Ah, it’s an age old debate in physics departments – theory or experiment? When I was in college, it became clear to me that you needed to stake your claim as either a theorist or an experimental physicist. While both camps utilize tools of the other, they clearly each have preferred means of investigating and learning about the world. Usually, we ask our students to engage in both activities equally. First, they write up the background in their lab report, then perform some experiment, and then draw conclusions. This week, I decided to purposefully split the class into these two camps, each utilizing only half of the tools they typically have at their disposal.
The problem at hand was a classic conservation of energy problem involving a pendulum released from a height equal to its length. The pendulum swings down, encounters a peg directly beneath its support point, and then swings in a smaller arc around this peg. There’s a nice visual here. The AP Physics Lab Guide calls this the Turning Point lab and asks how high the peg can be placed so that the rope remains taut as the object swings up and over the peg. My students had this as a homework problem, so they’d had a chance to familiarize themselves with it prior to class.
I started class by explaining the theory/experiment divide amongst physicists and then splitting them along those lines. The theory group was essentially limited by not being able to make measurements. Whiteboards, diagrams, and equations were their tools. They split into smaller work groups, each trying a different approach. As they became stuck, they consulted with one another and ultimately wound up working together on a large whiteboard at one end of the room, ending up with the following results:
The experimentalists were forced to rely only on measurements. Searching the room, they found materials to build a pendulum which they began to modify. First, they overcame the trouble with the pendulum running into the string by releasing it off center. They then requested my phone so that they could level all of the components. Each time I thought they were going to get caught by some bit of uncertainty, they found a way to minimize it. Their procedure amounted to finding a lower bound where the string was definitely taut and an upper bound where it wasn’t, and then narrowing that range with multiple measurements. They used the camera on my phone to record the swings so that they could review them. Here is the apparatus that they devised:
After each group had worked through their individual methods, I had them choose a spokesperson who then presented the group’s results to the class. I gave them instructions that if asked questions, they could (and should) share the load of answering them with their group members. I found that I was able to ask some pointed questions of the group that was listening as a means to keep them engaged and responsible for understanding the work of their classmates. At the end of it, the experimentalists determined that the location of the peg was 28.5 ± 0.5 cm as measured from the support pole while the theorists found that it should be placed at 3/5L, with L being the length of the pendulum. For this particular setup, that gave a result of 27.9 cm. Success!
Some thoughts on this activity
- It’s fun and a different way to approach a lab. Rather than reading through a bunch of identical lab reports myself, the class was able to quickly (2 periods for the entire process) develop an understanding of how to solve the problem in two different ways.

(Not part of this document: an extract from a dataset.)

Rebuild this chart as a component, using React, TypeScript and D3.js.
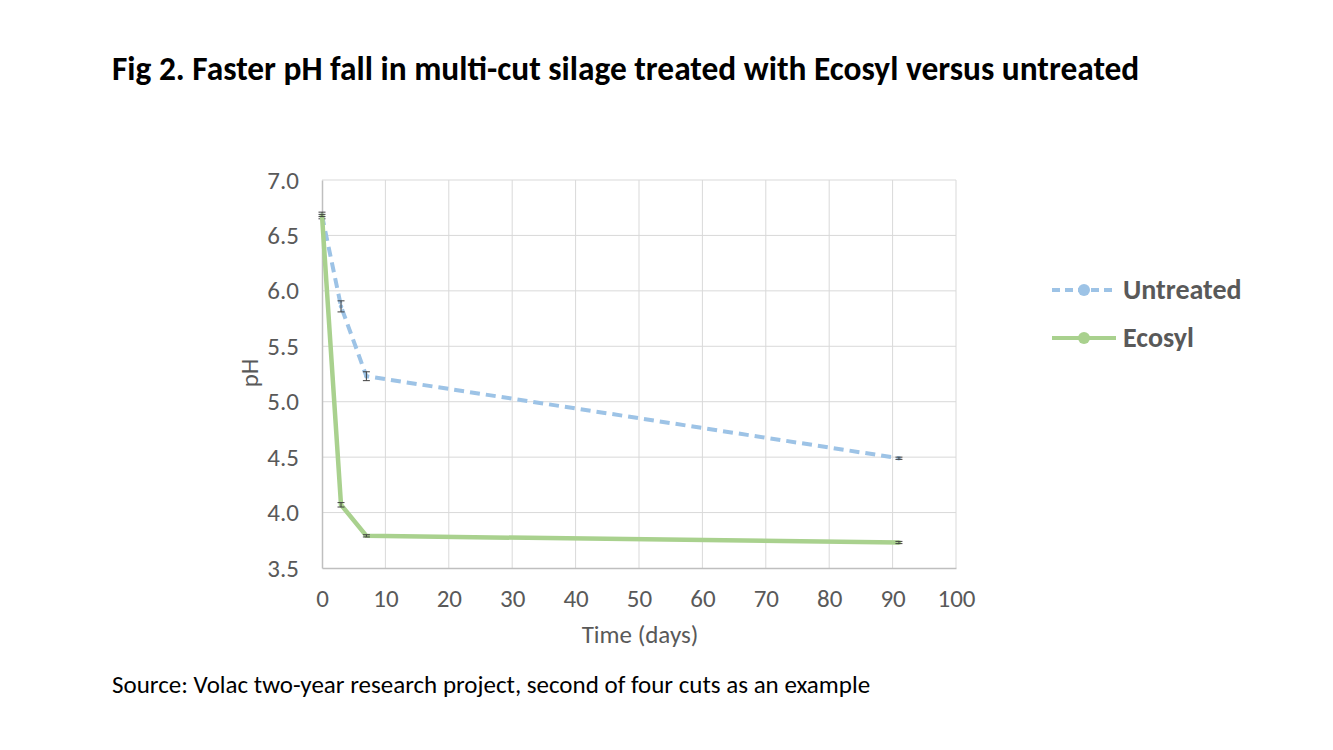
import { useEffect, useRef } from 'react';
import * as d3 from 'd3';

const days = [0, 3, 7, 91];
const untreated = [6.68, 5.86, 5.23, 4.49];
const ecosyl = [6.68, 4.07, 3.79, 3.73];
const untreatedErr = [0.03, 0.05, 0.04, 0.01];
const ecosylErr = [0.01, 0.02, 0.01, 0.01];
const xTicks = [0, 10, 20, 30, 40, 50, 60, 70, 80, 90, 100];
const yTicks = [3.5, 4.0, 4.5, 5.0, 5.5, 6.0, 6.5, 7.0];

const seriesList = [
  { name: 'Untreated', values: untreated, err: untreatedErr, color: '#9DC3E6', dash: '10,6', w: 4 },
  { name: 'Ecosyl', values: ecosyl, err: ecosylErr, color: '#A9D18E', dash: null, w: 4.5 },
];

export default function App() {
  const svgRef = useRef<SVGSVGElement>(null);

  useEffect(() => {
    if (!svgRef.current) return;
    const width = 1333;
    const height = 750;
    const font = 'Carlito, "Open Sans", "Liberation Sans", sans-serif';
    const svg = d3.select(svgRef.current);
    svg.selectAll('*').remove();
    svg.attr('width', width).attr('height', height);

    const x = d3.scaleLinear().domain([0, 100]).range([322, 956]);
    const y = d3.scaleLinear().domain([3.5, 7.0]).range([568, 180]);

    // Title
    svg.append('text')
      .attr('x', 112).attr('y', 80)
      .attr('font-family', font).attr('font-weight', 'bold')
      .attr('font-size', 33.4).attr('fill', '#000')
      .text('Fig 2. Faster pH fall in multi-cut silage treated with Ecosyl versus untreated');

    // Grid
    const grid = svg.append('g');
    xTicks.slice(1).forEach((t) => {
      grid.append('line')
        .attr('x1', x(t)).attr('x2', x(t)).attr('y1', y(7.0)).attr('y2', y(3.5))
        .attr('stroke', '#D9D9D9').attr('stroke-width', 1);
    });
    yTicks.slice(1).forEach((t) => {
      grid.append('line')
        .attr('x1', x(0)).attr('x2', x(100)).attr('y1', y(t)).attr('y2', y(t))
        .attr('stroke', '#D9D9D9').attr('stroke-width', 1);
    });

    // Axes
    const xAxis = svg.append('g')
      .attr('transform', `translate(0,${y(3.5)})`)
      .call(d3.axisBottom(x).tickValues(xTicks).tickSize(0).tickPadding(21).tickFormat((d) => `${d}`));
    const yAxis = svg.append('g')
      .attr('transform', `translate(${x(0)},0)`)
      .call(d3.axisLeft(y).tickValues(yTicks).tickSize(0).tickPadding(23).tickFormat(d3.format('.1f')));
    [xAxis, yAxis].forEach((a) => {
      a.select('.domain').attr('stroke', '#BFBFBF').attr('stroke-width', 1.5);
      a.selectAll('text')
        .attr('font-family', font).attr('font-size', 25).attr('fill', '#595959');
    });

    // Axis titles
    svg.append('text')
      .attr('x', (x(0) + x(100)) / 2 + 1).attr('y', 643)
      .attr('text-anchor', 'middle')
      .attr('font-family', font).attr('font-size', 25).attr('fill', '#595959')
      .text('Time (days)');
    svg.append('text')
      .attr('transform', `translate(258,${(y(3.5) + y(7)) / 2 - 1}) rotate(-90)`)
      .attr('text-anchor', 'middle')
      .attr('font-family', font).attr('font-size', 25).attr('fill', '#595959')
      .text('pH');

    const line = d3.line<number>()
      .x((_, i) => x(days[i]))
      .y((d) => y(d));

    // Series (Untreated drawn first, Ecosyl on top)
    seriesList.forEach((s) => {
      const path = svg.append('path')
        .datum(s.values)
        .attr('fill', 'none')
        .attr('stroke', s.color)
        .attr('stroke-width', s.w)
        .attr('stroke-linejoin', 'round')
        .attr('d', line);
      if (s.dash) path.attr('stroke-dasharray', s.dash);

      svg.append('g').selectAll('circle')
        .data(s.values)
        .join('circle')
        .attr('cx', (_, i) => x(days[i]))
        .attr('cy', (d) => y(d))
        .attr('r', 2.2)
        .attr('fill', s.color);

      // Error bars
      const eb = svg.append('g').attr('stroke', '#404040').attr('stroke-width', 1);
      s.values.forEach((v, i) => {
        const cx = x(days[i]);
        const e = s.err[i];
        eb.append('line').attr('x1', cx).attr('x2', cx).attr('y1', y(v + e)).attr('y2', y(v - e));
        eb.append('line').attr('x1', cx - 3.5).attr('x2', cx + 3.5).attr('y1', y(v + e)).attr('y2', y(v + e));
        eb.append('line').attr('x1', cx - 3.5).attr('x2', cx + 3.5).attr('y1', y(v - e)).attr('y2', y(v - e));
      });
    });

    // Legend
    seriesList.forEach((s, i) => {
      const ly = 290 + i * 48;
      const g = svg.append('g');
      const l = g.append('line')
        .attr('x1', 1052).attr('x2', 1116).attr('y1', ly).attr('y2', ly)
        .attr('stroke', s.color).attr('stroke-width', 4);
      if (s.dash) l.attr('stroke-dasharray', '8,5');
      g.append('circle').attr('cx', 1084).attr('cy', ly).attr('r', 6).attr('fill', s.color);
      g.append('text')
        .attr('x', 1123).attr('y', ly + 9)
        .attr('font-family', font).attr('font-weight', 'bold')
        .attr('font-size', 28).attr('fill', '#595959')
        .text(s.name);
    });

    // Source
    svg.append('text')
      .attr('x', 112).attr('y', 693)
      .attr('font-family', font).attr('font-size', 25).attr('fill', '#000')
      .text('Source: Volac two-year research project, second of four cuts as an example');
  }, []);

  return (
    <div style={{ position: 'absolute', left: 0, top: 0, background: '#fff' }}>
      <svg ref={svgRef} style={{ display: 'block' }} />
    </div>
  );
}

- I like that it put some focus back on good lab technique. This is an AP physics class and the folks that write the AP test have made a recent push to ask questions about experimental design. In the report out, students were able to probe sources of uncertainty in the experimental design and hear about different sources of uncertainty that they may not have considered if they had written their own report.
- The more I try pulling problems off of the page, the more I like doing it. If I can keep these to two periods, they would make a great way to really investigate some of the classic physics examples that we see in texts. These can become quick lab practicums and be graded or just done for the joy of learning. (I didn’t grade this.)
- The collaboration was great even with girls being pushed outside of their comfort zone. Given the choice, many of my girls would self select into the theory group, but this forced some of them to think about ideas and work on skills they might ignore if given the choice.
- Group size. I have my biggest class of AP physics ever this year at 13. With one student absent, I had two groups of six. And while everyone was engaged, I would want to shrink the groups to perhaps four. I’m not sure how well this would scale to a larger class of say 25 or 30. I think decreasing group size would also lead to more voices. In this instance, half the class already agreed with one another when it came time to present, so it was really only two voices that we needed to hear from.
- I’m a bit worried that not every problem will have the right blend of theory and experiment. This one seemed to work well as both groups were finishing around the same time. I’m not sure how many problems will strike that balance as well as this one seemed to. What do you do with half the class if they are done in 15 minutes?
I’m looking forward to giving this a try again when I find the right problem to investigate.